Turns & returns in life

(Left to right) Adil Hussain, Sreemoyee Piu Kundu and Bubbles Sabharwal at the book reading session in the city

(Left to right) Adil Hussain, Sreemoyee Piu Kundu and Bubbles Sabharwal at the book reading session in the city

‘Can we really ever go back to our roots the same way we left? Can returning home ever really happen?’ In her first book, Faraway Music, author Sreemoyee Piu Kundu, takes reader on a quest to find these answers.

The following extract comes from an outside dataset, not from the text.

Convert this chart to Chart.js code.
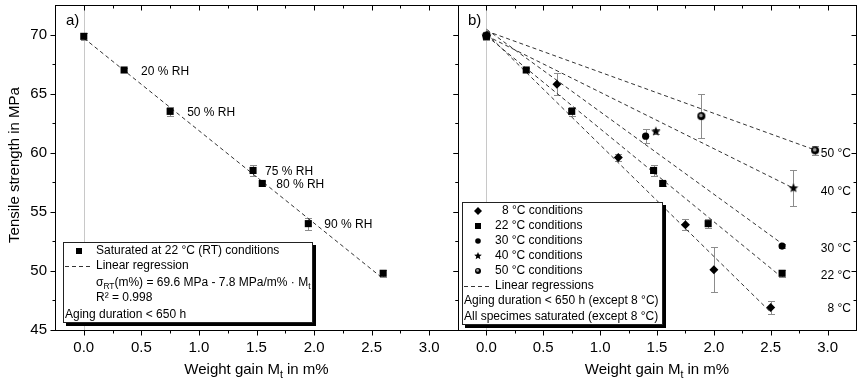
<!DOCTYPE html>
<html>
<head>
<meta charset="utf-8">
<script src="https://cdn.jsdelivr.net/npm/chart.js@4.4.0/dist/chart.umd.min.js"></script>
<style>
  html, body { margin: 0; padding: 0; background: #fff; }
  #wrap { position: relative; width: 861px; height: 380px; overflow: hidden; }
  canvas { position: absolute; top: 0; }
</style>
</head>
<body>
<div id="wrap">
  <canvas id="ca" width="470" height="380" style="left:0;width:470px;height:380px"></canvas>
  <canvas id="cb" width="421" height="380" style="left:440px;width:421px;height:380px"></canvas>
</div>
<script>
// ---- data ----
const xTicks = [0, 0.5, 1, 1.5, 2, 2.5, 3];
const xMinor = [0.25, 0.75, 1.25, 1.75, 2.25, 2.75];
const yTicks = [45, 50, 55, 60, 65, 70];
const yMinor = [47.5, 52.5, 57.5, 62.5, 67.5];

// a) saturated at 22 °C (RT)
const rtM = [0, 0.35, 0.75, 1.47, 1.55, 1.95, 2.6];
const rtS = [69.85, 67.0, 63.5, 58.5, 57.4, 54.0, 49.8];
const rtErr = [0.3, 0.15, 0.4, 0.5, 0.2, 0.5, 0.3];
const rhLabels = ['', '20 % RH', '50 % RH', '75 % RH', '80 % RH', '90 % RH', ''];
const fitRT = [[0, 69.7], [2.58, 49.5]];

// b) different temperatures
const m8 = [0, 0.62, 1.16, 1.75, 2.0, 2.5];
const s8 = [69.9, 65.8, 59.6, 53.9, 50.1, 46.9];
const e8 = [0.3, 0.95, 0.3, 0.45, 1.9, 0.55];
const m22 = [0, 0.35, 0.75, 1.47, 1.55, 1.95, 2.6];
const s22 = [69.85, 67.0, 63.5, 58.5, 57.4, 54.0, 49.8];
const e22 = [0.3, 0.15, 0.4, 0.5, 0.2, 0.4, 0.3];
const m30 = [0, 1.40, 2.6];
const s30 = [69.9, 61.4, 52.1];
const e30 = [0.3, 0.6, 0.2];
const m40 = [0, 1.49, 2.7];
const s40 = [69.9, 61.8, 57.0];
const e40 = [0.3, 0.2, 1.5];
const m50 = [0, 1.89, 2.89];
const s50 = [69.9, 63.1, 60.2];
const e50 = [0.3, 1.85, 0.4];

const fit8 = [[0, 70.1], [2.49, 46.6]];
const fit22 = [[0, 69.9], [2.58, 49.6]];
const fit30 = [[0, 70.45], [2.6, 52.3]];
const fit40 = [[0, 69.9], [2.7, 57.0]];
const fit50 = [[0, 70.3], [2.87, 60.3]];

const tempLabels = ['8 °C', '22 °C', '30 °C', '40 °C', '50 °C'];
const tempLabelY = [46.8, 49.6, 51.9, 56.7, 59.9];

// ---- styling ----
const FONT = '"Liberation Sans", Arial, Helvetica, sans-serif';
const rhDx = [0, 17, 17, 12, 14, 16, 0];

function makeStar(r) {
  const c = document.createElement('canvas');
  const s = Math.ceil(r * 2) + 2;
  c.width = c.height = s;
  const g = c.getContext('2d');
  g.translate(s / 2, s / 2);
  g.beginPath();
  for (let i = 0; i < 10; i++) {
    const rr = i % 2 ? r * 0.45 : r;
    const a = -Math.PI / 2 + i * Math.PI / 5;
    g.lineTo(rr * Math.cos(a), rr * Math.sin(a));
  }
  g.closePath();
  g.fillStyle = '#000';
  g.fill();
  return c;
}

function makeHalf(r) {
  const c = document.createElement('canvas');
  const s = Math.ceil(r * 2) + 2;
  c.width = c.height = s;
  const g = c.getContext('2d');
  g.translate(s / 2, s / 2);
  g.beginPath();
  g.arc(0, 0, r, 0, Math.PI * 2);
  g.fillStyle = '#000';
  g.fill();
  g.beginPath();
  g.arc(-0.4, -0.6, r * 0.45, 0, Math.PI * 2);
  g.fillStyle = '#9a9a9a';
  g.fill();
  return c;
}

const starBig = makeStar(5), starSmall = makeStar(4);
const halfBig = makeHalf(4), halfSmall = makeHalf(3);

function pts(xs, ys) { return xs.map((v, i) => ({ x: v, y: ys[i] })); }

function pointSet(xs, ys, errs, style, r) {
  return {
    data: pts(xs, ys), errs: errs, showLine: false,
    pointStyle: style, pointRadius: r, pointHoverRadius: r,
    backgroundColor: '#000', borderColor: '#000', borderWidth: 0, order: 0
  };
}

function fitSet(f) {
  return {
    data: f.map(p => ({ x: p[0], y: p[1] })), showLine: true,
    borderColor: '#333', borderWidth: 1, borderDash: [4, 3],
    pointRadius: 0, order: 1
  };
}

// text with subscript parts: [text, mode] (0 normal, 1 sub)
function rich(ctx, parts, x, y, size, align) {
  let total = 0;
  const w = parts.map(p => {
    ctx.font = (p[1] ? size * 0.7 : size) + 'px ' + FONT;
    const m = ctx.measureText(p[0]).width;
    total += m;
    return m;
  });
  let cx = align === 'center' ? x - total / 2 : align === 'right' ? x - total : x;
  ctx.textAlign = 'left';
  ctx.textBaseline = 'alphabetic';
  parts.forEach((p, i) => {
    ctx.font = (p[1] ? size * 0.7 : size) + 'px ' + FONT;
    ctx.fillText(p[0], cx, y + (p[1] ? size * 0.25 : 0));
    cx += w[i];
  });
}

function text(ctx, s, x, yc, size, align) {
  ctx.font = size + 'px ' + FONT;
  ctx.fillStyle = '#000';
  ctx.textAlign = align || 'left';
  ctx.textBaseline = 'middle';
  ctx.fillText(s, x, yc);
}

function drawMarker(ctx, kind, x, y) {
  ctx.fillStyle = '#000';
  ctx.beginPath();
  if (kind === 'rect') { ctx.fillRect(x - 3, y - 3, 6, 6); return; }
  if (kind === 'diamond') {
    ctx.moveTo(x, y - 4); ctx.lineTo(x + 4, y); ctx.lineTo(x, y + 4); ctx.lineTo(x - 4, y);
    ctx.closePath(); ctx.fill(); return;
  }
  if (kind === 'circle') { ctx.arc(x, y, 2.8, 0, Math.PI * 2); ctx.fill(); return; }
  const img = kind === 'star' ? starSmall : halfSmall;
  ctx.drawImage(img, x - img.width / 2, y - img.height / 2);
}

function legendBox(ctx, x, y, w, h) {
  ctx.fillStyle = '#000';
  ctx.fillRect(x + 3, y + 3, w, h);
  ctx.fillStyle = '#fff';
  ctx.fillRect(x, y, w, h);
  ctx.strokeStyle = '#222';
  ctx.lineWidth = 1;
  ctx.strokeRect(x + 0.5, y + 0.5, w - 1, h - 1);
}

function dashSample(ctx, x1, x2, y) {
  ctx.save();
  ctx.strokeStyle = '#333';
  ctx.lineWidth = 1;
  ctx.setLineDash([4, 3]);
  ctx.beginPath();
  ctx.moveTo(x1, y + 0.5);
  ctx.lineTo(x2, y + 0.5);
  ctx.stroke();
  ctx.restore();
}

function drawErrors(chart) {
  const { ctx, scales: { x, y } } = chart;
  ctx.save();
  ctx.strokeStyle = '#8c8c8c';
  ctx.lineWidth = 1;
  chart.data.datasets.forEach(ds => {
    if (!ds.errs) return;
    ds.data.forEach((p, i) => {
      const e = ds.errs[i];
      if (!e) return;
      const px = Math.round(x.getPixelForValue(p.x)) + 0.5;
      const t = Math.round(y.getPixelForValue(p.y + e)) + 0.5;
      const b = Math.round(y.getPixelForValue(p.y - e)) + 0.5;
      ctx.beginPath();
      ctx.moveTo(px, t); ctx.lineTo(px, b);
      ctx.moveTo(px - 3.5, t); ctx.lineTo(px + 3.5, t);
      ctx.moveTo(px - 3.5, b); ctx.lineTo(px + 3.5, b);
      ctx.stroke();
    });
  });
  ctx.restore();
}

function drawZeroLine(chart) {
  const { ctx, chartArea: a, scales: { x } } = chart;
  const px = Math.round(x.getPixelForValue(0)) + 0.5;
  ctx.save();
  ctx.strokeStyle = '#c8c8c8';
  ctx.lineWidth = 1;
  ctx.beginPath();
  ctx.moveTo(px, a.top);
  ctx.lineTo(px, a.bottom);
  ctx.stroke();
  ctx.restore();
}

function drawFrame(chart) {
  const { ctx, chartArea: a, scales: { x, y } } = chart;
  const L = Math.round(a.left) + 0.5, R = Math.round(a.right) + 0.5;
  const T = Math.round(a.top) + 0.5, B = Math.round(a.bottom) + 0.5;
  ctx.save();
  ctx.strokeStyle = '#000';
  ctx.lineWidth = 1;
  ctx.strokeRect(L, T, R - L, B - T);
  ctx.beginPath();
  const xt = (vals, len) => vals.forEach(v => {
    const px = Math.round(x.getPixelForValue(v)) + 0.5;
    ctx.moveTo(px, B); ctx.lineTo(px, B + len);
    ctx.moveTo(px, T); ctx.lineTo(px, T + len);
  });
  const yt = (vals, len) => vals.forEach(v => {
    const py = Math.round(y.getPixelForValue(v)) + 0.5;
    ctx.moveTo(L - len, py); ctx.lineTo(L, py);
    ctx.moveTo(R - len, py); ctx.lineTo(R, py);
  });
  xt(xTicks, 5); xt(xMinor, 3);
  yt(yTicks, 5); yt(yMinor, 3);
  ctx.stroke();
  ctx.restore();
}

function xTitle(chart) {
  const { ctx, chartArea: a } = chart;
  ctx.fillStyle = '#000';
  rich(ctx, [['Weight gain M', 0], ['t', 1], [' in m%', 0]], (a.left + a.right) / 2, 374, 15, 'center');
}

function baseOptions(yWidth, padRight, showY) {
  return {
    responsive: false,
    animation: false,
    devicePixelRatio: 1,
    layout: { padding: { left: 0, right: padRight, top: 5, bottom: 0 } },
    plugins: { legend: { display: false }, tooltip: { enabled: false } },
    scales: {
      x: {
        type: 'linear', min: -0.25, max: 3.25,
        grid: { display: false, drawTicks: false },
        border: { display: false },
        ticks: {
          font: { family: FONT, size: 15 }, color: '#000', padding: 9,
          autoSkip: false, maxRotation: 0, callback: v => v.toFixed(1)
        },
        afterBuildTicks: s => { s.ticks = xTicks.map(v => ({ value: v })); },
        afterFit: s => { s.height = 50; s.paddingLeft = 0; s.paddingRight = 0; }
      },
      y: {
        type: 'linear', min: 45, max: 72.5,
        grid: { display: false, drawTicks: false },
        border: { display: false },
        ticks: {
          display: showY, font: { family: FONT, size: 15 }, color: '#000', padding: 8,
          autoSkip: false, callback: v => String(v)
        },
        afterBuildTicks: s => { s.ticks = yTicks.map(v => ({ value: v })); },
        afterFit: s => { s.width = yWidth; s.paddingTop = 0; s.paddingBottom = 0; }
      }
    }
  };
}

// ---- panel a ----
new Chart(document.getElementById('ca'), {
  type: 'scatter',
  data: {
    datasets: [
      pointSet(rtM, rtS, rtErr, 'rect', 5),
      fitSet(fitRT)
    ]
  },
  options: baseOptions(55, 12, true),
  plugins: [{
    id: 'decoA',
    beforeDatasetsDraw(chart) { drawZeroLine(chart); drawErrors(chart); },
    afterDraw(chart) {
      const { ctx, scales: { x, y } } = chart;
      drawFrame(chart);
      rhLabels.forEach((t, i) => {
        if (!t) return;
        text(ctx, t, x.getPixelForValue(rtM[i]) + rhDx[i], y.getPixelForValue(rtS[i]) + 1.5, 12);
      });
      text(ctx, 'a)', 66, 21, 15);
      // y title
      ctx.save();
      ctx.translate(15, 165);
      ctx.rotate(-Math.PI / 2);
      text(ctx, 'Tensile strength in MPa', 0, 0, 15, 'center');
      ctx.restore();
      xTitle(chart);
      // legend
      legendBox(ctx, 63, 242, 250, 81);
      drawMarker(ctx, 'rect', 79, 251);
      text(ctx, 'Saturated at 22 °C (RT) conditions', 96, 251, 12);
      dashSample(ctx, 65, 92, 266);
      text(ctx, 'Linear regression', 96, 266, 12);
      ctx.fillStyle = '#000';
      rich(ctx, [['σ', 0], ['RT', 1], ['(m%) = 69.6 MPa - 7.8 MPa/m% · M', 0], ['t', 1]], 96, 286, 12, 'left');
      text(ctx, 'R² = 0.998', 96, 298, 12);
      text(ctx, 'Aging duration < 650 h', 65, 315, 12);
    }
  }]
});

// ---- panel b ----
new Chart(document.getElementById('cb'), {
  type: 'scatter',
  data: {
    datasets: [
      pointSet(m8, s8, e8, 'rectRot', 4.5),
      pointSet(m22, s22, e22, 'rect', 5),
      pointSet(m30, s30, e30, 'circle', 3.6),
      pointSet(m40, s40, e40, starBig, 4),
      pointSet(m50, s50, e50, halfBig, 4),
      fitSet(fit8), fitSet(fit22), fitSet(fit30), fitSet(fit40), fitSet(fit50)
    ]
  },
  options: baseOptions(18, 1, false),
  plugins: [{
    id: 'decoB',
    beforeDatasetsDraw(chart) { drawZeroLine(chart); drawErrors(chart); },
    afterDraw(chart) {
      const { ctx, chartArea: a, scales: { y } } = chart;
      drawFrame(chart);
      tempLabels.forEach((t, i) => {
        text(ctx, t, a.right - 5, y.getPixelForValue(tempLabelY[i]), 12, 'right');
      });
      text(ctx, 'b)', 28, 21, 15);
      xTitle(chart);
      // legend
      const lx = 22;
      legendBox(ctx, lx, 202, 201, 123);
      const rows = [211, 226, 241, 256, 271];
      const kinds = ['diamond', 'rect', 'circle', 'star', 'half'];
      const names = ['8 °C conditions', '22 °C conditions', '30 °C conditions', '40 °C conditions', '50 °C conditions'];
      rows.forEach((ry, i) => {
        drawMarker(ctx, kinds[i], lx + 16, ry);
        text(ctx, names[i], lx + (i === 0 ? 40 : 33), ry, 12);
      });
      dashSample(ctx, lx + 2, lx + 30, 286);
      text(ctx, 'Linear regressions', lx + 33, 286, 12);
      text(ctx, 'Aging duration < 650 h (except 8 °C)', lx + 2, 301, 12);
      text(ctx, 'All specimes saturated (except 8 °C)', lx + 2, 317, 12);
    }
  }]
});
</script>
</body>
</html>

During a book reading session the rich narrative of Faraway Music, published by Hachette India, was brought to life by theatre director and novelist Bubbles Sabharwal and actor Adil Hussain who joined the author in reading excerpts from the book at Lodhi Estate recently.
Since the protagonist, Piya Choudhury, starts her career as a journalist before making a career switch to PR, just like the author in real life, is Faraway Music an autobiography, asks Bubbles. “The trajectory of life that Piya follows is very similar to my life as well,” agrees Sreemoyee. “However there is a bit of the author in every book. As I moved from one city to another, like Piya, I wondered at how we leave a piece of us behind while going through this journey of life,” says Sreemoyee.
After a chapter on Piya’s experiences in Mumbai, Adil read out excerpts where the protagonist’s driver talks about how one needs to soak in the rain to really understand the city of Mumbai. This was followed by passages of Piya’s encounter with an artist she falls in love with, who ultimately sets her free on a creative pursuit, and Piya’s going back to her home in Kolkata in search of her roots.
Talking about her experiences in Delhi, Sreemoyee says that a transformation happened when she was in the city. “I arrived here during a harsh winter. I started writing a lot those days and for the first time I was not regretting things not working out,” says the author.
Sreemoyee insists that one should tell the stories one really believes in. And this is a story that she believed in. Though it took her just five months to finish the book, Sreemoyee wrote the first few chapters in Mumbai when she was stuck in office during the flood on July 26, 2005. “The story was with me all this time. As in life there are no endings. All our lives we search for answers and sometimes these searches outlive us. Piya also embarks on one such journey that I believe everyone will be able to relate to,” says author. Like the story, the title of the book was also with her all this while. The author insists that she had long back, even before she started writing the book, decided on the name Faraway Music, which turned out to be apt for Piya’s story.
Sreemoyee, now a full-time writer, is already about to finish her fourth book. She is also a prolific poet and has just completed her third novel, an adult fiction Sita’s Curse, while her second, You’ve Got The Wrong Girl, is out next from Hachette India.